By Daniel C. Vock, Stateline.org –
WASHINGTON — In Garden City, a sprawling blue-collar town on the western plains of Kansas, local businesses struggle to find enough workers. At the end of last year, the unemployment rate in the county stood at just 3.9 percent. Western Kansas, known for its meatpacking plants, is also seeing growth in other agricultural areas, not to mention wind power and the oil and gas industries.
Local dairy farmers try to lure new workers with decent salaries and benefits, but they find no takers, said Renaldo Mesa, who has served as president of the local chamber of commerce and as Garden City’s mayor. “There’s a lot of jobs out here,” Mesa said, “especially out in western Kansas, that average Americans just will not take.”
Many local businesses rely on immigrant labor. Immigrants already make up a fifth of the population of Garden City; nearly half the city is Hispanic. There are local festivals for Mexico’s independence day and the Vietnamese new year.
As a Republican member of the Kansas House of Representatives, Mesa backed a proposal this year designed to make it easier for illegal immigrants to keep their jobs. It would allow the state to ask the federal government for leniency for longtime residents who work in Kansas if those immigrants face deportation.
He says it is a step that will help spur growth in agriculture, a major focus of Kansas Gov. Sam Brownback. “That’s what we do out here in Kansas,” Mesa said. “In order to do that, you’ve got to have the workforce.”
Although they are overshadowed by state efforts to crack down on illegal immigration, business groups are working in several state capitols to help undocumented workers and, in the process, make it easier for businesses to hire immigrants legally.

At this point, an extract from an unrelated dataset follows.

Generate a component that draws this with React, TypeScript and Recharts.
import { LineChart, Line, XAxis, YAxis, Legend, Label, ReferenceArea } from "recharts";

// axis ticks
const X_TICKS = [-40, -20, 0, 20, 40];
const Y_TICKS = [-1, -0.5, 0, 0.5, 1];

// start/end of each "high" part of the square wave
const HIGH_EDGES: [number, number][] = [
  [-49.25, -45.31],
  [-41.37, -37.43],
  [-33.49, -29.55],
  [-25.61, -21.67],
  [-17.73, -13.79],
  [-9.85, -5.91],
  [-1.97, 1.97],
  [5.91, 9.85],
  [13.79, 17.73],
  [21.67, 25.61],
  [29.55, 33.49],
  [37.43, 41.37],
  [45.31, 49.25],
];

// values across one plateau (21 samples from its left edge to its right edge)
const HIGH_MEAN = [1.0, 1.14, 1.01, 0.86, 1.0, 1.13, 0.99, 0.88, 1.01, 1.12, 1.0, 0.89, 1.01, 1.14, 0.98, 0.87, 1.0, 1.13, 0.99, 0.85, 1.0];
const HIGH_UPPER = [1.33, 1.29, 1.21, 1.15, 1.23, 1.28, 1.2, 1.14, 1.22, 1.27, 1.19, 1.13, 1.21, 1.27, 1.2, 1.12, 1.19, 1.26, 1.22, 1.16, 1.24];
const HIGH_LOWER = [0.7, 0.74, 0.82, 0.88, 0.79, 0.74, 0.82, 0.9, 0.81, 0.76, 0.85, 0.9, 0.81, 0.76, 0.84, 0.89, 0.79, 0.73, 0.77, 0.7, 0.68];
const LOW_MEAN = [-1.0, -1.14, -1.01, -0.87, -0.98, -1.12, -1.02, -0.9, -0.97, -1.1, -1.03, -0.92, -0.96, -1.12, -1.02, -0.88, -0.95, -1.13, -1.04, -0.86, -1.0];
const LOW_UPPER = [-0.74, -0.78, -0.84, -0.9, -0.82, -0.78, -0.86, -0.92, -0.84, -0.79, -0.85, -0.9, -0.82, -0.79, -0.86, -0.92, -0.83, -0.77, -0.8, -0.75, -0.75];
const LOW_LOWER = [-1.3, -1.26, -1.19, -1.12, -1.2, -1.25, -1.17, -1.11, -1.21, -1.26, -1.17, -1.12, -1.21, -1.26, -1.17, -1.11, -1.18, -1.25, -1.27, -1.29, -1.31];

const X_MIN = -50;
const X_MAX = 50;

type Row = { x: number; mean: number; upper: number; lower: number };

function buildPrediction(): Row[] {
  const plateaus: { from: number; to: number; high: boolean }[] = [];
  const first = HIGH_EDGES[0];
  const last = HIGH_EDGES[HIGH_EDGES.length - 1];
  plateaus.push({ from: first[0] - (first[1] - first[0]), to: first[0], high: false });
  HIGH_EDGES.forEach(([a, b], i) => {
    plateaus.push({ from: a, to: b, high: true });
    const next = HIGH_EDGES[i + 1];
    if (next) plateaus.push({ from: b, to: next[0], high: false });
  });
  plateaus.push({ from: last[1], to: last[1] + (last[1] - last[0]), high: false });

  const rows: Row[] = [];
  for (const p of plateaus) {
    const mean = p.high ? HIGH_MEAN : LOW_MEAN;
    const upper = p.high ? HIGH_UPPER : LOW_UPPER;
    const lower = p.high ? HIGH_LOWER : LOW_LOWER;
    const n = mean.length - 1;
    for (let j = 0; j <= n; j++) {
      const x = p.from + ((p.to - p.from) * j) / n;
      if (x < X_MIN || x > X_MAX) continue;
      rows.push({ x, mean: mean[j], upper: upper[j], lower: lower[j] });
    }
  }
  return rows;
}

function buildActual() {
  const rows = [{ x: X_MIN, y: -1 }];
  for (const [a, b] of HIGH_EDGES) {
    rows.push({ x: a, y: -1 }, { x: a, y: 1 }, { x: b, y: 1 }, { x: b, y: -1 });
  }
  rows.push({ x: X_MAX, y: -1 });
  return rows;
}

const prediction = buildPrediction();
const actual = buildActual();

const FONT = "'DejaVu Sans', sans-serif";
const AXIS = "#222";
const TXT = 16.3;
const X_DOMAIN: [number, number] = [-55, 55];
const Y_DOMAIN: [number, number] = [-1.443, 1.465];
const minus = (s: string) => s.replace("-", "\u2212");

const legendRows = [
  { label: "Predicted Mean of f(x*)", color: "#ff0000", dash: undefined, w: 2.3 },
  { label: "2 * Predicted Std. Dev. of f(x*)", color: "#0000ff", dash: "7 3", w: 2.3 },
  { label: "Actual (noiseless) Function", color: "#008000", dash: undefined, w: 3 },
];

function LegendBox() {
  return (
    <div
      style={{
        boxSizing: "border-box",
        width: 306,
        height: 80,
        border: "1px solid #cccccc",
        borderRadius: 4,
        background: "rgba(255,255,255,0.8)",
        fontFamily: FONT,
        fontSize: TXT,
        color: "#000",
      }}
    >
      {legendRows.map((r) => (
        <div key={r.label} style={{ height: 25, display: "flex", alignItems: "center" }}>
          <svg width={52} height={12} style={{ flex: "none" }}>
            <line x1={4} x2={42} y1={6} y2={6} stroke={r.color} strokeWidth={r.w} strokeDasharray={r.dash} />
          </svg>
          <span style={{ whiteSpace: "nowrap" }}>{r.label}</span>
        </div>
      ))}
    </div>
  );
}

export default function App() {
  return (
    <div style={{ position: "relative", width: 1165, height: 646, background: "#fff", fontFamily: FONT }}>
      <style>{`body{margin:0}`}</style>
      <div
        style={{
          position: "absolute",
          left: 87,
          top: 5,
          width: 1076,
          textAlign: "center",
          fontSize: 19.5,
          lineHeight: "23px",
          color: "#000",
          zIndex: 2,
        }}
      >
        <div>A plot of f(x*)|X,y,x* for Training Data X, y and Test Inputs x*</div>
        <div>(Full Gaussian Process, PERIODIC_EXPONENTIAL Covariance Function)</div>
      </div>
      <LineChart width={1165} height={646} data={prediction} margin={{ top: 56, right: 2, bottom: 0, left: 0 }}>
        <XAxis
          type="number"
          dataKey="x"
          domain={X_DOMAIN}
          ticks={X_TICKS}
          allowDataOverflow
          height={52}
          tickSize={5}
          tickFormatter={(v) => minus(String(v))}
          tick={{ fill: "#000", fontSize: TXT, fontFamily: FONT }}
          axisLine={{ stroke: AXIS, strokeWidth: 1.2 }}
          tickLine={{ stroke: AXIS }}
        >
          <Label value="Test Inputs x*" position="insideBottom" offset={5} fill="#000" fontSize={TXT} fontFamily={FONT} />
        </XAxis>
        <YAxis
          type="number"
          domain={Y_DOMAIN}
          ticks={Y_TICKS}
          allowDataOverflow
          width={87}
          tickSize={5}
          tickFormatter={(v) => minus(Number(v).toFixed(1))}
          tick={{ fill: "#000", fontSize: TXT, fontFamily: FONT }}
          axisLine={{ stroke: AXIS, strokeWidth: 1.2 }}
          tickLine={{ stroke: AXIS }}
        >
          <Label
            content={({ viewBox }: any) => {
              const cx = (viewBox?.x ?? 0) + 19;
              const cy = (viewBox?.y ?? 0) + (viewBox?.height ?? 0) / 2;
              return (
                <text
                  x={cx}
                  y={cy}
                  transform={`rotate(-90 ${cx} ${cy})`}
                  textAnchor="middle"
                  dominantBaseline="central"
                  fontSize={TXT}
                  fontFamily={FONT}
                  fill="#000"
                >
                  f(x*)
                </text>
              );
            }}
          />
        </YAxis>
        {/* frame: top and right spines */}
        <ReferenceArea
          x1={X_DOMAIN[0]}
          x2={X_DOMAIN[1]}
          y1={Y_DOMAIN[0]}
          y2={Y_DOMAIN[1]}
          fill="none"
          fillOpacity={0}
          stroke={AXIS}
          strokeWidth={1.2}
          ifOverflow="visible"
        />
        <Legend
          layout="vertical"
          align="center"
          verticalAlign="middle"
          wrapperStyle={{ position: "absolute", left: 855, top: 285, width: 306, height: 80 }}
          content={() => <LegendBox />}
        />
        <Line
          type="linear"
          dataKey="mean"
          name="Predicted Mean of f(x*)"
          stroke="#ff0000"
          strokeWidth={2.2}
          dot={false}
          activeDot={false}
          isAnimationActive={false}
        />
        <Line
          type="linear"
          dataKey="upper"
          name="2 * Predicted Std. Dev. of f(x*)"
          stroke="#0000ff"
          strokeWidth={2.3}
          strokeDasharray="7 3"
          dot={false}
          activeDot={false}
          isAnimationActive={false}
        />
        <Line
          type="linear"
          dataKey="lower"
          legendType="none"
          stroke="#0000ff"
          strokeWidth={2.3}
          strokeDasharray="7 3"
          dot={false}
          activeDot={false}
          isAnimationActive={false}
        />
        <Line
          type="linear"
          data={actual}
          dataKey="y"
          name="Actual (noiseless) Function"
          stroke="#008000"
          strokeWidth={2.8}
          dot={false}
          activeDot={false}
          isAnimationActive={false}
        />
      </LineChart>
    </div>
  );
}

But many of those efforts, like the one in Kansas, are testing new political and legal ground.
“It is all new,” said Tamar Jacoby, the head of the business coalition Immigration Works USA, which is backing the Kansas measure and similar immigrant-friendly proposals in other states. “But the same thing is driving it everywhere, and it’s not surprising. It’s the tightening enforcement noose. More and more farmers — and other employers too, but farmers especially — are having trouble finding the workers they need to keep their businesses open.”
The frustration from farmers is cropping up in states that have little else in common.
Georgia last year passed a law to discourage illegal immigrants from settling there. But the state’s agriculture commissioner has actively pushed Congress to overhaul the nation’s guest worker programs so cantaloupe and cucumber farmers can hire undocumented workers legally to pick their crops.
Vermont lawmakers now appear to be heading down a path toward letting unauthorized immigrants get driver’s licenses. The change would especially benefit immigrant workers on dairy farms, who can seldom leave their farms to buy food, see doctors or attend church.
As part of a larger immigration package, the Utah legislature has called for the state to set up its own guest worker program starting in 2013. Similar bills were introduced this year in New Mexico and California. But both Vermont and Georgia rejected that approach. Current federal law does not allow for separate state guest worker programs; Utah has asked for federal permission to allow its program to take effect.
The variety of approaches to the same problem shows that there is no clear or easy option for states to take on what is essentially a federal issue.
After a seven-month study, Georgia’s agriculture department concluded just that. “The solution to the labor issues facing Georgia producers rests in the hand of the federal government,” the department wrote in a January report. “Only the federal government can make (H-2A, the agricultural guest worker program) useful for farmers. It is yet to be seen if H-2A can be rebranded to fulfill the needs of 21st century agriculture, but reforming the archaic program must be a top priority.”